* GIVEN EXERCISE *
Below are the records; collect from them each line containing the string "this".

* ENTRIES SHOWN *
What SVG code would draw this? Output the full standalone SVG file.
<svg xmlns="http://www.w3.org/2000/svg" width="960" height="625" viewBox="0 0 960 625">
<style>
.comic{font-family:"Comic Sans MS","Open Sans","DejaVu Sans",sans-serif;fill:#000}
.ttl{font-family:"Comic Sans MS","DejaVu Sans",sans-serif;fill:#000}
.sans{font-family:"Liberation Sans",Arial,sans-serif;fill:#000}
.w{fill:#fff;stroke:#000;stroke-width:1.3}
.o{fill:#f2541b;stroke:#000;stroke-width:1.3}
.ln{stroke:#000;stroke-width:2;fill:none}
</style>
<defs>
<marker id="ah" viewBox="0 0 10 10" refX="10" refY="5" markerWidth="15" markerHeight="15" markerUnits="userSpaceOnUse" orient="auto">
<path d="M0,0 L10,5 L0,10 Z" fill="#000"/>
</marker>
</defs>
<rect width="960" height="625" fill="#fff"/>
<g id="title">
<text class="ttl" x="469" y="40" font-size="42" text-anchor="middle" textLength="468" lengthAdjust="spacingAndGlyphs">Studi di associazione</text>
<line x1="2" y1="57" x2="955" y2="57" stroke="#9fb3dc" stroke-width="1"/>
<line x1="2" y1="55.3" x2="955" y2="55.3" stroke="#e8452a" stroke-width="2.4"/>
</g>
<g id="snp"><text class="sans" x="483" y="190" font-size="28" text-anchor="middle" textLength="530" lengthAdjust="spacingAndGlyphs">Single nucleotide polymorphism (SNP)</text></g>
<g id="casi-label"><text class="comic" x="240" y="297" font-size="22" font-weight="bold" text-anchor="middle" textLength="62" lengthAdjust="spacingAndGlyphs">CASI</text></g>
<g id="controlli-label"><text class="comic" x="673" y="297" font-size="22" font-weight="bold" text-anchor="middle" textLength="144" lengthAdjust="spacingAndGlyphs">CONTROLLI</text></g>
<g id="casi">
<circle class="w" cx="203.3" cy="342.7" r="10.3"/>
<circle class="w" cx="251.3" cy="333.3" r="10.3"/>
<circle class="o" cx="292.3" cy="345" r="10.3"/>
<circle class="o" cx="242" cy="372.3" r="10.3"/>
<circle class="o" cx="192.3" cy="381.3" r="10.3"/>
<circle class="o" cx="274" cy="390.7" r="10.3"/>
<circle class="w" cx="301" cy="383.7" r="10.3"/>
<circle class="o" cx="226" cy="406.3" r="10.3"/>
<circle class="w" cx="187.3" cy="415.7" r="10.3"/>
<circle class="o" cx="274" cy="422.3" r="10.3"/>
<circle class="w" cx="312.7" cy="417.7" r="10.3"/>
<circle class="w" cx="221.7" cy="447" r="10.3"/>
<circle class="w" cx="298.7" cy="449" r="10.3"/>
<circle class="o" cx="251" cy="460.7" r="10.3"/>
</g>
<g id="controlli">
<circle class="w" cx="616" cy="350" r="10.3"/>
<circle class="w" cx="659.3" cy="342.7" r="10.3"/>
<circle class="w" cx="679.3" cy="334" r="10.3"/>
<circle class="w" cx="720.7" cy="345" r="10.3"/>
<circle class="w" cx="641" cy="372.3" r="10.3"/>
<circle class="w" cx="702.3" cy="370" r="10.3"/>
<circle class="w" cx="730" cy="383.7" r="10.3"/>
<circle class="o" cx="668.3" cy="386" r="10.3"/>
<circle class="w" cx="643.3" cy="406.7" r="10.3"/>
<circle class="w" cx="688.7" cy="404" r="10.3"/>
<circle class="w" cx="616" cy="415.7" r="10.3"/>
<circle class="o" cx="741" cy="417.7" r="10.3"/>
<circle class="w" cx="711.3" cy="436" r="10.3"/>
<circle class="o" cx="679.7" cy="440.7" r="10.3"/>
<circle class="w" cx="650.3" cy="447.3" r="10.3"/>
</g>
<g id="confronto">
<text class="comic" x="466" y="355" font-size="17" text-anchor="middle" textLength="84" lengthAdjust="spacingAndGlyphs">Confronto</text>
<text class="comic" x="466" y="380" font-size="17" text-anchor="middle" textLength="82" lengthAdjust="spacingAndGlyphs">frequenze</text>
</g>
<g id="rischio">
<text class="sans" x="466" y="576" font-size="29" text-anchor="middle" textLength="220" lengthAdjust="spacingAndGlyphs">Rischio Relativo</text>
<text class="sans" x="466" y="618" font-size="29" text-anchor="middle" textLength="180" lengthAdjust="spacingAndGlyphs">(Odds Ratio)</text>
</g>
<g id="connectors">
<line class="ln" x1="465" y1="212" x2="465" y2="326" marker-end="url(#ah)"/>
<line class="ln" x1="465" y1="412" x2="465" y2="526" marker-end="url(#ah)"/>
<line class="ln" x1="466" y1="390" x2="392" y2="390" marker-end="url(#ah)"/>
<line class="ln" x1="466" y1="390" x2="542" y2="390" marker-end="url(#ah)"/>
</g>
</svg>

==

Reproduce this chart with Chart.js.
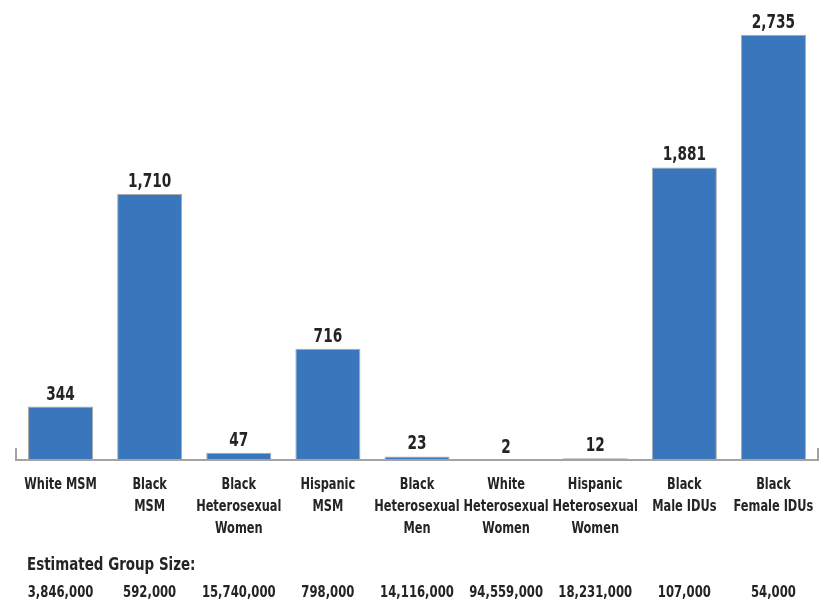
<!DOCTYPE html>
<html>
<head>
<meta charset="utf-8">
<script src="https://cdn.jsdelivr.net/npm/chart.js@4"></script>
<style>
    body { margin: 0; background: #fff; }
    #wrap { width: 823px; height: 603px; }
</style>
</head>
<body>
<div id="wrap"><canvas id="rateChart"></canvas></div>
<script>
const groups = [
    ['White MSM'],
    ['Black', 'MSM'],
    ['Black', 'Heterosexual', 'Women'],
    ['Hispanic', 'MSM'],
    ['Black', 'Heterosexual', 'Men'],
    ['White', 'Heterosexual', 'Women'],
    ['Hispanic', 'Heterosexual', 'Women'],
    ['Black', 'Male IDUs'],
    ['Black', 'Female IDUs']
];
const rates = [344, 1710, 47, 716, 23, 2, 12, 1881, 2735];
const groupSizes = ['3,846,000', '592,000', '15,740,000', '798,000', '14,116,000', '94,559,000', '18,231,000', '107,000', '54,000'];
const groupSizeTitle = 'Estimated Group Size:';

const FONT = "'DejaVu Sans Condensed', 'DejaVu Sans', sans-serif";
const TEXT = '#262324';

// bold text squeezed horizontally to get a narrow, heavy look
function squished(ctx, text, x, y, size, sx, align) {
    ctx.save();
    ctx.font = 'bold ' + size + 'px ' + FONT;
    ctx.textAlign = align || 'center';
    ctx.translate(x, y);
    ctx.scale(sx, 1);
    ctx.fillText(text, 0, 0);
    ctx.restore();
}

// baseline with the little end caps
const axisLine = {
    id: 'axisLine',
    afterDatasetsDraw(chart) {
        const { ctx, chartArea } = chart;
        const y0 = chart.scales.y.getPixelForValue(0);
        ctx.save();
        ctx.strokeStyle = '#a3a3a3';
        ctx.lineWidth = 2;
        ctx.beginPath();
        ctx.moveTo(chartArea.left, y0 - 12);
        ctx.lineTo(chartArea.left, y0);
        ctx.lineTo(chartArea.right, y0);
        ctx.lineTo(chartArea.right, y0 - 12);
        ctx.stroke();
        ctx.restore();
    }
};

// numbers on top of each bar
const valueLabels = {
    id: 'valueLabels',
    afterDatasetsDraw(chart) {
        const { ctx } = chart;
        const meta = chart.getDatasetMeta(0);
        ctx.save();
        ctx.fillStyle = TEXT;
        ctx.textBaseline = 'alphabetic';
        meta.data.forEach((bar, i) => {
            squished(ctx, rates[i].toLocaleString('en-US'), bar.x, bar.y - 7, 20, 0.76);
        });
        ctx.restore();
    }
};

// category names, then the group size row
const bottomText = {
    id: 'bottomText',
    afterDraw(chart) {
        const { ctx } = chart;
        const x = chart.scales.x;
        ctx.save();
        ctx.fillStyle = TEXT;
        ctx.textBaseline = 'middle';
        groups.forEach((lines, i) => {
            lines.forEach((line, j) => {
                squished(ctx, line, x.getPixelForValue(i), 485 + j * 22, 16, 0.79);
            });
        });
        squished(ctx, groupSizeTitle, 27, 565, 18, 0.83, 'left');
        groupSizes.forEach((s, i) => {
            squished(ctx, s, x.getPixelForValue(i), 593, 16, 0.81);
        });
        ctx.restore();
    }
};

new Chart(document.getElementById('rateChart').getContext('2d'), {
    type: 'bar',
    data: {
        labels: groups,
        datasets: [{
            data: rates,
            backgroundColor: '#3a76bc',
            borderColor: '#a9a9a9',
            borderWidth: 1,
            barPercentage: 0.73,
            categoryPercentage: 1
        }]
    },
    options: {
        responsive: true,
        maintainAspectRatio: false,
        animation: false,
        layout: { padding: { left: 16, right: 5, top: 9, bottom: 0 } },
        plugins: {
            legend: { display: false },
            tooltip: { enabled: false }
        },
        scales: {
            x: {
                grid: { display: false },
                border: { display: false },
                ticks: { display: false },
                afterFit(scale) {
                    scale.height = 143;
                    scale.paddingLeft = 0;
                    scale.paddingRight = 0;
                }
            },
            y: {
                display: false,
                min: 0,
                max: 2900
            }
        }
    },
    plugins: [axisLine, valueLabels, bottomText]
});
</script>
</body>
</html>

* OUTPUT OF THE EXERCISE *
What SVG code would draw this? Output the full standalone SVG file.
Reproduce this chart with Chart.js.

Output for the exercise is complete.